**Exercise requirements:** Return the material word for word. Do not include pictures.

-------- Source material

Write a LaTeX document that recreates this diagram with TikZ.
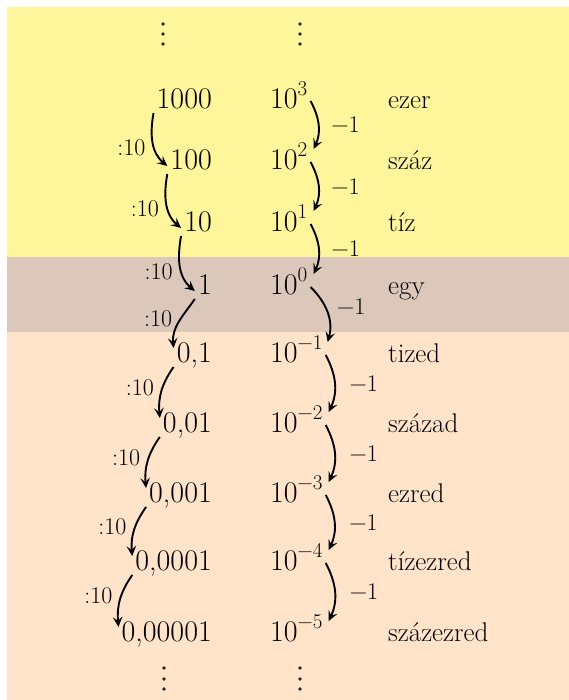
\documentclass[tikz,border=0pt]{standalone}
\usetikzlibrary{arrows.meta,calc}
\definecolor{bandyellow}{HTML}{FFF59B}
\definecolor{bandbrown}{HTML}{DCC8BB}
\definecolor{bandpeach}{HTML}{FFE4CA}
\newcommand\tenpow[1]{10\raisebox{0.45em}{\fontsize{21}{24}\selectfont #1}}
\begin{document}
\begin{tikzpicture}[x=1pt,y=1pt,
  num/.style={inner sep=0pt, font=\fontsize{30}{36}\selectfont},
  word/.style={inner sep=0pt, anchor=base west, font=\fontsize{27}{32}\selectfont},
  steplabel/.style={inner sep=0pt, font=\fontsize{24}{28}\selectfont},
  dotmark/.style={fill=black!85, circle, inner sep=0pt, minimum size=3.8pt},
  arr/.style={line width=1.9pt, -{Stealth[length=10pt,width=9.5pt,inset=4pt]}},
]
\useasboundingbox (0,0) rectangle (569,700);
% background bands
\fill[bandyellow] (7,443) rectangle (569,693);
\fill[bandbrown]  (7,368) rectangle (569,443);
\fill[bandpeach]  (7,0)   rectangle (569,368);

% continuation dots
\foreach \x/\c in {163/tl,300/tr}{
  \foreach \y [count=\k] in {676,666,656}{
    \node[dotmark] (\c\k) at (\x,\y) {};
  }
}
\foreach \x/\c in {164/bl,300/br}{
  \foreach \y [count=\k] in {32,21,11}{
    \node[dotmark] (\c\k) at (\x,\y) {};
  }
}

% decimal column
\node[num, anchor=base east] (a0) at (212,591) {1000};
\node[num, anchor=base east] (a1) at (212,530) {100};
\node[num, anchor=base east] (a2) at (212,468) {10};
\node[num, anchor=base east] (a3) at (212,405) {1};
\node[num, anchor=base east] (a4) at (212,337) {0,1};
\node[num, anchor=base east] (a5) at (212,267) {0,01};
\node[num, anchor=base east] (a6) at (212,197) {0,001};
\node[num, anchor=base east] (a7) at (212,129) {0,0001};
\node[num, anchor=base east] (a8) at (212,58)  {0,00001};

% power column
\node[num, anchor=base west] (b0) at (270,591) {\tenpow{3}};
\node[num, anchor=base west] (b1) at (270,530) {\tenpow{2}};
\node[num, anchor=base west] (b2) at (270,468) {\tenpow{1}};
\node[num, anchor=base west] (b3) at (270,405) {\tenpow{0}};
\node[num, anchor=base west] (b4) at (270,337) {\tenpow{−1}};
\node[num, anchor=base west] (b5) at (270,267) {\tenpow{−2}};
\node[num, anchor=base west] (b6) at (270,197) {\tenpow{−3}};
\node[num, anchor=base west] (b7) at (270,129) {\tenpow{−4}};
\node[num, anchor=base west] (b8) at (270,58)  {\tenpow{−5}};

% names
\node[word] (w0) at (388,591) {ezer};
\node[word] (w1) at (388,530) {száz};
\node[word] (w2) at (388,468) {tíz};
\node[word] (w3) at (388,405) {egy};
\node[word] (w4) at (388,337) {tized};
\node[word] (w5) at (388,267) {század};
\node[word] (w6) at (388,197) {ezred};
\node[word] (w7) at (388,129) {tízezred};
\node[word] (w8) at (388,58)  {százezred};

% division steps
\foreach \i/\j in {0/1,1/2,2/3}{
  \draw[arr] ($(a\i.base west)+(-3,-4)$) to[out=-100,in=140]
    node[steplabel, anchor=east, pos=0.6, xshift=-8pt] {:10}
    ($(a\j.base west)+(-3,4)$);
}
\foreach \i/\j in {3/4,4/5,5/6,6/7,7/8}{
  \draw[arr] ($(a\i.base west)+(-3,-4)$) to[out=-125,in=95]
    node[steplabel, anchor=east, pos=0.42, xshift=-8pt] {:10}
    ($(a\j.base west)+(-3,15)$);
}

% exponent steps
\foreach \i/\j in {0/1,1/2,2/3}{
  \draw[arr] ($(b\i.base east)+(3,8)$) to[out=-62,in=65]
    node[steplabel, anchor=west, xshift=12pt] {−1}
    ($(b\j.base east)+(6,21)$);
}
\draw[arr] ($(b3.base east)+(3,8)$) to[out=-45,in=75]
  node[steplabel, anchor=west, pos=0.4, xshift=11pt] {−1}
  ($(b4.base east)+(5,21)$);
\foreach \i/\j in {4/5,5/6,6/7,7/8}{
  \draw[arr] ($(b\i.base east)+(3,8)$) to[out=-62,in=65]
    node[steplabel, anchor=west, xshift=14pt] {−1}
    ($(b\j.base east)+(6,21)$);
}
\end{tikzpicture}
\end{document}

----------------

**Written response:**
Write a LaTeX document that recreates this diagram with TikZ.
\documentclass[tikz,border=0pt]{standalone}
\usetikzlibrary{arrows.meta,calc}
\definecolor{bandyellow}{HTML}{FFF59B}
\definecolor{bandbrown}{HTML}{DCC8BB}
\definecolor{bandpeach}{HTML}{FFE4CA}
\newcommand\tenpow[1]{10\raisebox{0.45em}{\fontsize{21}{24}\selectfont #1}}
\begin{document}
\begin{tikzpicture}[x=1pt,y=1pt,
  num/.style={inner sep=0pt, font=\fontsize{30}{36}\selectfont},
  word/.style={inner sep=0pt, anchor=base west, font=\fontsize{27}{32}\selectfont},
  steplabel/.style={inner sep=0pt, font=\fontsize{24}{28}\selectfont},
  dotmark/.style={fill=black!85, circle, inner sep=0pt, minimum size=3.8pt},
  arr/.style={line width=1.9pt, -{Stealth[length=10pt,width=9.5pt,inset=4pt]}},
]
\useasboundingbox (0,0) rectangle (569,700);
% background bands
\fill[bandyellow] (7,443) rectangle (569,693);
\fill[bandbrown]  (7,368) rectangle (569,443);
\fill[bandpeach]  (7,0)   rectangle (569,368);

% continuation dots
\foreach \x/\c in {163/tl,300/tr}{
  \foreach \y [count=\k] in {676,666,656}{
    \node[dotmark] (\c\k) at (\x,\y) {};
  }
}
\foreach \x/\c in {164/bl,300/br}{
  \foreach \y [count=\k] in {32,21,11}{
    \node[dotmark] (\c\k) at (\x,\y) {};
  }
}

% decimal column
\node[num, anchor=base east] (a0) at (212,591) {1000};
\node[num, anchor=base east] (a1) at (212,530) {100};
\node[num, anchor=base east] (a2) at (212,468) {10};
\node[num, anchor=base east] (a3) at (212,405) {1};
\node[num, anchor=base east] (a4) at (212,337) {0,1};
\node[num, anchor=base east] (a5) at (212,267) {0,01};
\node[num, anchor=base east] (a6) at (212,197) {0,001};
\node[num, anchor=base east] (a7) at (212,129) {0,0001};
\node[num, anchor=base east] (a8) at (212,58)  {0,00001};

% power column
\node[num, anchor=base west] (b0) at (270,591) {\tenpow{3}};
\node[num, anchor=base west] (b1) at (270,530) {\tenpow{2}};
\node[num, anchor=base west] (b2) at (270,468) {\tenpow{1}};
\node[num, anchor=base west] (b3) at (270,405) {\tenpow{0}};
\node[num, anchor=base west] (b4) at (270,337) {\tenpow{−1}};
\node[num, anchor=base west] (b5) at (270,267) {\tenpow{−2}};
\node[num, anchor=base west] (b6) at (270,197) {\tenpow{−3}};
\node[num, anchor=base west] (b7) at (270,129) {\tenpow{−4}};
\node[num, anchor=base west] (b8) at (270,58)  {\tenpow{−5}};

% names
\node[word] (w0) at (388,591) {ezer};
\node[word] (w1) at (388,530) {száz};
\node[word] (w2) at (388,468) {tíz};
\node[word] (w3) at (388,405) {egy};
\node[word] (w4) at (388,337) {tized};
\node[word] (w5) at (388,267) {század};
\node[word] (w6) at (388,197) {ezred};
\node[word] (w7) at (388,129) {tízezred};
\node[word] (w8) at (388,58)  {százezred};

% division steps
\foreach \i/\j in {0/1,1/2,2/3}{
  \draw[arr] ($(a\i.base west)+(-3,-4)$) to[out=-100,in=140]
    node[steplabel, anchor=east, pos=0.6, xshift=-8pt] {:10}
    ($(a\j.base west)+(-3,4)$);
}
\foreach \i/\j in {3/4,4/5,5/6,6/7,7/8}{
  \draw[arr] ($(a\i.base west)+(-3,-4)$) to[out=-125,in=95]
    node[steplabel, anchor=east, pos=0.42, xshift=-8pt] {:10}
    ($(a\j.base west)+(-3,15)$);
}

% exponent steps
\foreach \i/\j in {0/1,1/2,2/3}{
  \draw[arr] ($(b\i.base east)+(3,8)$) to[out=-62,in=65]
    node[steplabel, anchor=west, xshift=12pt] {−1}
    ($(b\j.base east)+(6,21)$);
}
\draw[arr] ($(b3.base east)+(3,8)$) to[out=-45,in=75]
  node[steplabel, anchor=west, pos=0.4, xshift=11pt] {−1}
  ($(b4.base east)+(5,21)$);
\foreach \i/\j in {4/5,5/6,6/7,7/8}{
  \draw[arr] ($(b\i.base east)+(3,8)$) to[out=-62,in=65]
    node[steplabel, anchor=west, xshift=14pt] {−1}
    ($(b\j.base east)+(6,21)$);
}
\end{tikzpicture}
\end{document}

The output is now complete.